Thomas Mauch
Ausgehen und rumstehen
: Abstürzende Flügel, unerbittlich kreiselnder Sog

Da ist schon auch Gewalt im Spiel bei der Neuen Musik. Eine elementare Wucht. Erleben durfte man das am Sonntag ziemlich am Schluss des Ultraschall-Festivals mit einem abstürzenden Flügel.

Noch spektakulärer wäre diese Aktion natürlich gewesen, wenn dieser Flügel wirklich live auf den Boden des Konzertgeschehens, den Boulez-Saal, geknallt wäre. Da aber hätte wohl Hausherr Daniel Barenboim seine Einwände gehabt. Hätte ja noch mehr zu Bruch gehen können in dem Saal als nur das Klavier. Außerdem interessierte sich Komponist Simon Steen-Andersen nicht allein für das zerstörerische Werk. Er wollte wissen, was man mit so einem Instrument nach dem Fall noch machen kann. Bei seinem „Piano Concerto“ sah man also eine Videoeinspielung von dem Flügelsturz und wie Nicolas Hodges, der Solist der Aufführung, an dem derart „präparierten“ Klavier noch interessante Töne heraushämmert, das Hodges in seinem Livespiel an einem nicht lädierten Flügel kontrastierte. Dazu ein großes Orchester mit reichlich Tamtam.

Das hatte durchaus Schmackes und war irgendwie auch ein Witz. Vielleicht wollte man damit Stan Laurel und Oliver Hardy, den wirklichen Großmeistern unter den Klavierzerstörern, zuspielen.

So ein Zertrümmern ist jetzt natürlich nicht der neue Trend in der Neuen Musik. Auch hier ging es letztlich um Material- und Klanguntersuchungen. Wollte man wirklich Fingerzeige sehen bei dieser 20. Ausgabe des vom Deutschlandfunk Kultur und Kulturradio vom RBB gemeinsam verantworteten Festivals für Neue Musik, dann waren das doch Ensembles, die auf einigermaßen exzentrische Besetzungen verweisen konnten. Das Ensemble Lux: NM etwa mit Saxofon, Posaune, Akkordeon, Cello und Klavier. Oder das Ensemble Ascolta: Schlagzeug, E-Gitarrre, Cello, Trompete, Posaune, Klavier.

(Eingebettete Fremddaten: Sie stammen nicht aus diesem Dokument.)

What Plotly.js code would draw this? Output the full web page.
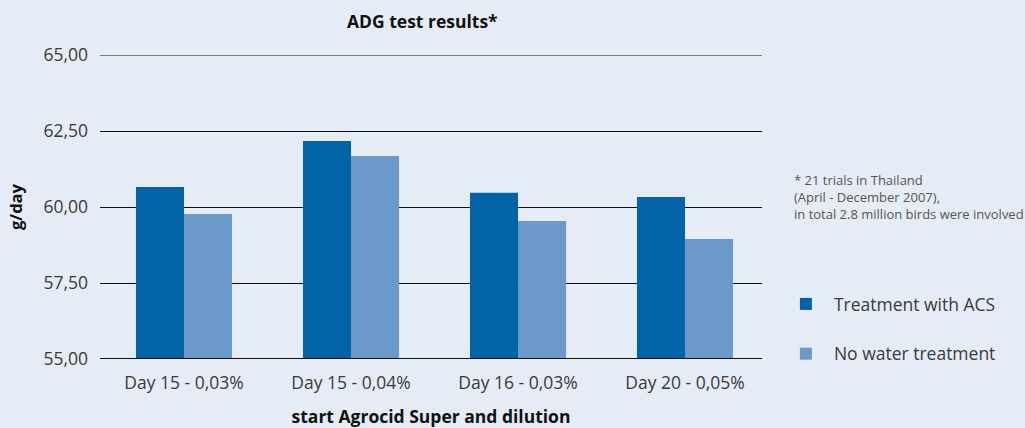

Neu muss die Neue Musik da schon deswegen werden, weil solche Ensembles eine Arbeitsbeschaffungsmaßnahme sind. Eine Aufforderung an die Komponisten, erst mal überhaupt was zu schreiben, damit diese Ensembles was zu tun haben, weil sich im Backprogramm der Neuen Musik halt nichts für derlei eigenwillige Besetzungen findet.

Auch das erklärt die hohe Schlagzahl von 24 Ur- und Erstaufführungen bei dem Festival. Darunter etwa, Ascolta zugeeinigt, von Márton Illés „Ascolta-Rajzok“ mit einer hübschen Beschreibung von Flüchtigkeit. Und visuell bleibt das Stück in Erinnerung, weil man da im Radialsystem zwischendurch sehen durfte, wie gleich vier Männer in den Innereien eines Flügels wühlten.

Noch eindrücklicher: Ascoltas Aufführung von „Coming together“, dem Minimal-Music-Klassiker von Frederic Rzewski mit unerbittlich kreiselndem Sog. Man muss gar nicht wissen, dass Rzewski das 1971 mit Blick auf die berühmte Gefängnisrevolte in Attica im US-Bundesstaat New York schrieb, um eine Beklemmung zu spüren.

Und der Höhepunkt des diesjährigen Ultraschall-Jahrgangs war vielleicht gleich am Anfang mit einem weiteren Alten Meister der Neuen Musik zu hören, „Photoptosis“ von Bernd Alois Zimmermann, im Sendesaal des RBB mit dem Deutschen Symphonie-Orchester. Vor 50 Jahren geschrieben, weiter eine Trumpfkarte der Neuen Musik. Dass deren Klanguntersuchungen einen auch wirklich angehen. Ins Mark treffen. Träge Qual war da zu hören. Eine Lieblichkeit, die gar nicht wahr sein konnte. Und wieder verzweifeltes Gegen-die-Wand-Rennen.

Eigentlich Heavy Metal. Ohne Headbangen halt.